Disabled airline passengers and those with reduced mobility had their rights formally regulated last month after a EU proposal. According to the ruling, the responsibility for the care of disabled passengers will now be vested not with the airlines but with the airports who are expected to pass the cost, reckoned by the European Commission to be 0.60 euro per passenger overall, back to the airlines as part of the handling charge. Today, airlines charge as much as 5.22 euros.
Under the new regulation, airport staff should be able to move disabled people from a designated point to the check-in counter and enable them to check-in and register their baggage, proceed from the check-in counter to the aircraft and board the aircraft, with provision of lifts, wheelchairs or any other assistance needed.
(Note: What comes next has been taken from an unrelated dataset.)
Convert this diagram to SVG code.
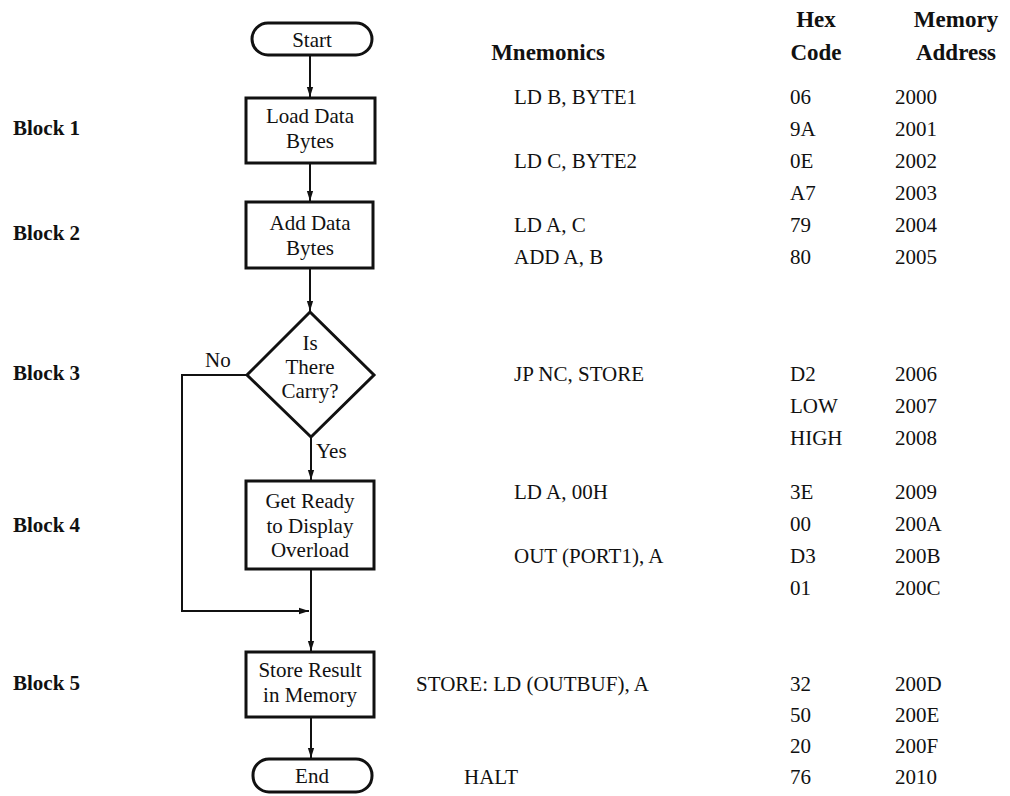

Also, when people with reduced mobility are assisted by an accompanying person, this person must, if a request is made, be allowed to provide assistance in the airport with embarking and disembarking. There are loopholes in the rules (which will be gradually introduced over a two year window), including 48 hours’ warning by disabled passengers, which is not compulsory. Air bridges makes life easier for both passengers and airport/airline staff and it may be that their use could be insisted on where the airport has the facility, but this is for the future and needs careful consideration.
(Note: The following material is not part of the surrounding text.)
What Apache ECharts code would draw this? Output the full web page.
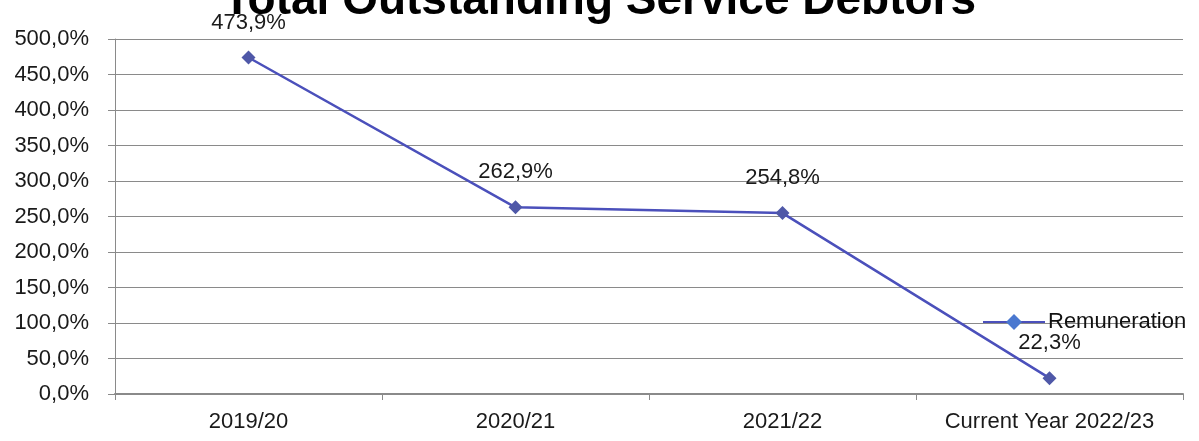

The EU committee said that in order for the legislation to work it would require give and take by both airports and airlines. The committee was voting at first reading on a draft regulation by the European Commission on the right of passengers with reduced mobility traveling by air. Members felt that the Commission proposals should cover not only individuals with reduced mobility but also certain other categories of passengers who do not necessarily have limited mobility but who can nevertheless encounter difficulties when traveling via airports.
In adopting the report by Robert Evans, by 33 votes to 4 with 11 abstentions, parliament members approved compromise amendments on the responsibilities of the managing body of airports when such passengers arrive for onward travel by air, on their check-in conditions and on the training of air carriers’ and airport managing bodies’ staff in how to provide direct assistance.